LUXEMBOURG - Claude Kremer, chairman of the Association of Luxembourg Fund Industry (ALFI), has condemned the plans for management company passports under a proposed new Undertakings in Collective Investments and Securities (UCITS) directive.

Speaking during his organisation's spring conference in Luxembourg today, Kremer, said the quality of the "UCITS brand" would be affected by the passport, which was proposed by the European Commission last year.

The issue of a management company passport remains one of the key issues to be dealt with by the European Commission in the drafting of the fourth UCITS framework, initially intended to protect retail investors in Europe, though now expanded to institutions since many funds are owned by institutional investors for reasons of cost, logistics, transparency or governance.

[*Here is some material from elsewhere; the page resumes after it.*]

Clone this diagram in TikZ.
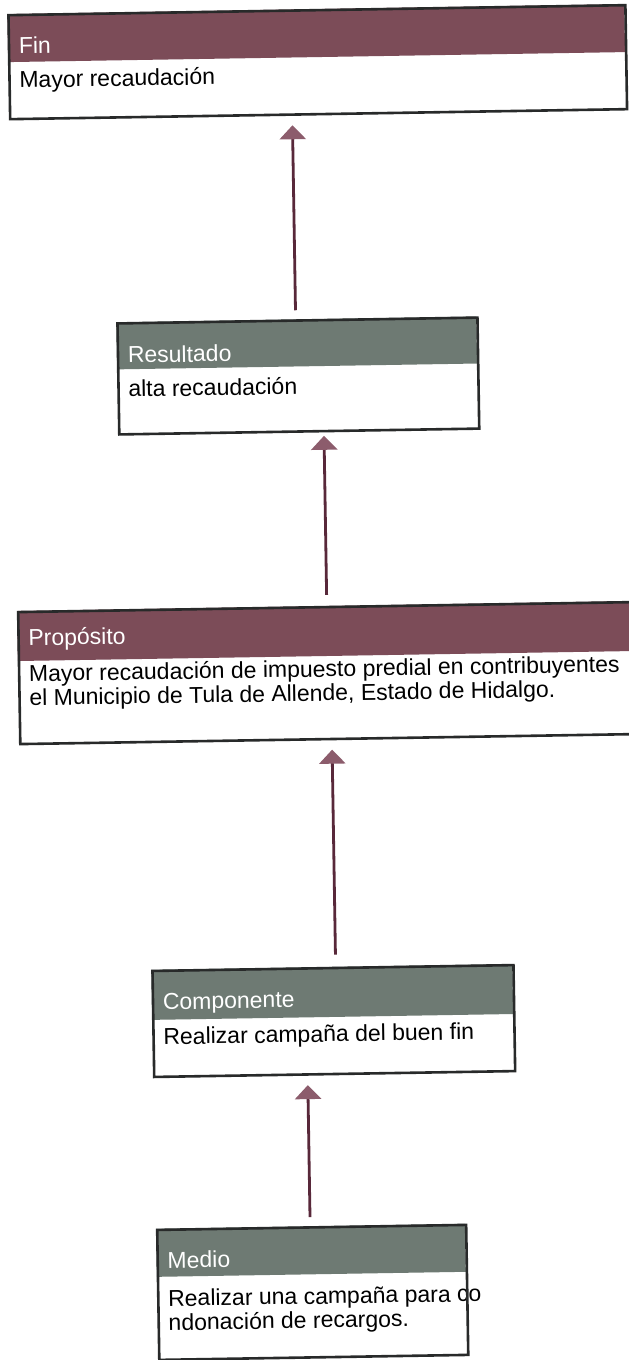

The strategic objective of the management company passport is to allow fund managers to manage funds domiciled in another member state, without generating fiscal or supervisory uncertainty which might undermine the effective oversight or tax efficiency of the management company or fund chain.

Though arguing the passport is "fundamentally a good thing", Kremer said it will not benefit investors, pointing at his country's emphasis on investors protection.

"It is yet another efficiency measure, but it is different from the other measures under UCITS IV, such as cross-border mergers and pooling of assets, in that it is far more complex," he said, questioning who will benefit from the measure.

He added: "We must make sure that the rules are the right ones, because our funds will suffer from any inefficiencies."

Instead of holding off UCITS IV, Kremer proposed the EC begin with the introduction of other elements which are part of the directive, while leaving the discussion of management company passports until "the time is right".